As well as defeating enemies, your other task on each deck is to gather resources to keep your group of survivors alive and happy. The most basic resource is food, which you use to feed and heal your team and the end of each level. There’s only a limited amount of food on each deck, meaning that as your team gets larger, you’ll need to start making some tough decisions about who gets to eat each day. Alongside this, your team members gain levels of stress when taken out into the field, and while this can be dealt with back at your base, if either hunger or stress levels get too high, there is a chance that party members can leave. Similar to the player character, each NPC has their own set of strengths and weaknesses, so if they tie in particularly well to your setup, you’re going to want to do what you can to keep them around.

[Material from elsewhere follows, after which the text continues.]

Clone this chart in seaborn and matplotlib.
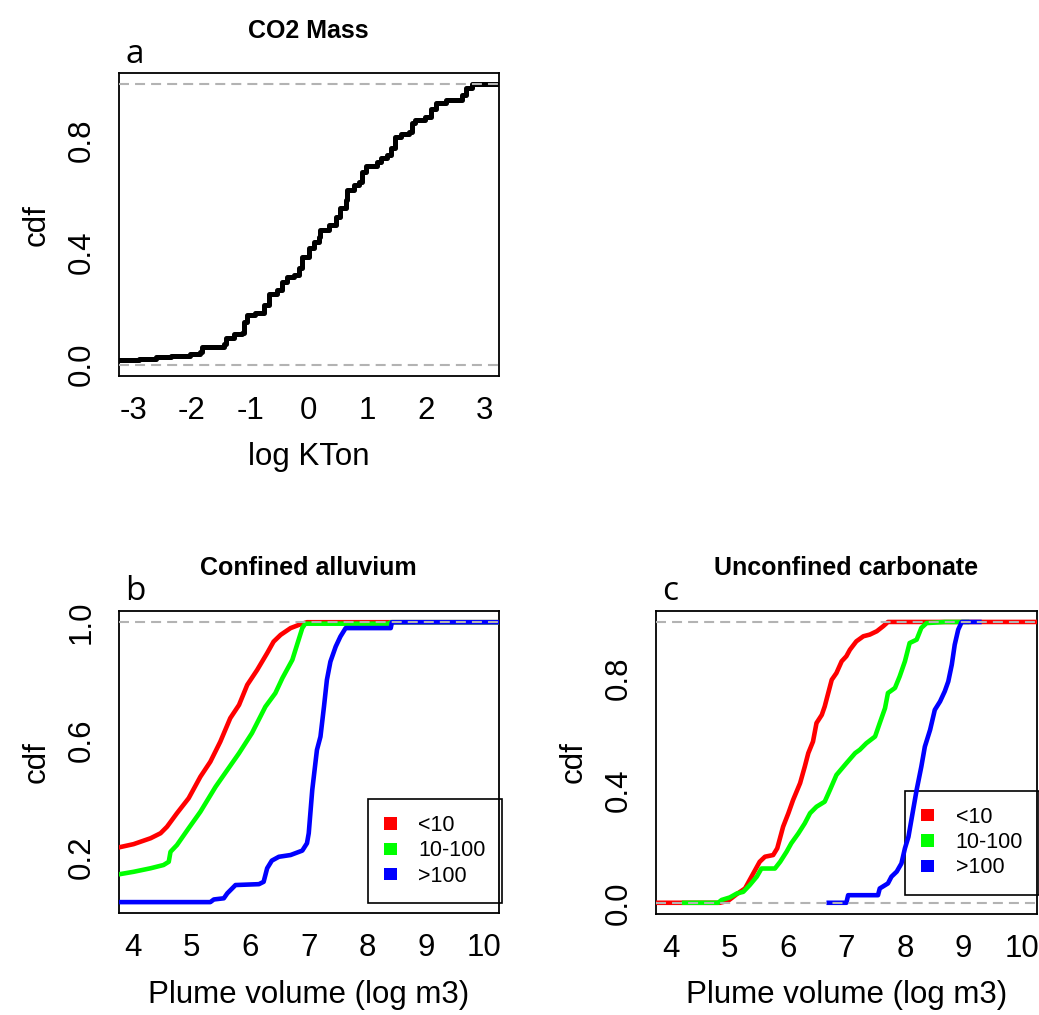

Your base, set up in the Lobby of the ship, is where you return to after each day and where you work to setup your team for their next outing. As the game progresses you gain access to stations that allow you to improve your team, from levelling up their statistics to increasing the potency and durability of their weapons. Upgrading the stations themselves allows you to further improve their relevant items, and all of this is done using either Scraps or Runes, both of which are found out on the decks. This creates a cycle of scavenging for parts, returning to the base to improve your items, and going out once more to find more parts to get even stronger. There are a number of choices to be made in terms of who to improve and when, and you begin to need to plan out your resources as you get further into the game, as upgrades become more expensive, and resources start to get more difficult and dangerous to obtain.

I found Dread Nautical to be a competent if unremarkable take on the Tactical RPG genre, and though I enjoyed my time playing it for the most part, I don’t know if I would rush back to it in favor of other games. The Lovecraftian influence is interesting, and not something seen too often in videogames, but it functions more as an aesthetic overlay than as any real deep dive into the lore, which I personally found to be a little disappointing. There is, however, a solid, lengthy game on offer here, and though the 20 decks might initially seem like a fairly thin offering, you won’t be rushing through them, especially on the higher difficulties, and it pays to return to the earlier levels and hunt for resources and equipment.

As mentioned, I don’t know if I would recommend picking up Dread Nautical over other titles in the genre, as it didn’t do enough for me to make it stand out from the crowd. However, it is a solid experience, and in the same way that I didn’t find anything to raise it above its fellow games, I didn’t really find anything within it to detract from the experience enough to cause me to advise a potential player to stay away. There’s enough here to keep an engaged player happy for a good while, and while it didn’t manage to get its hooks into me, there’s a decent chance that other players might find something to enjoy.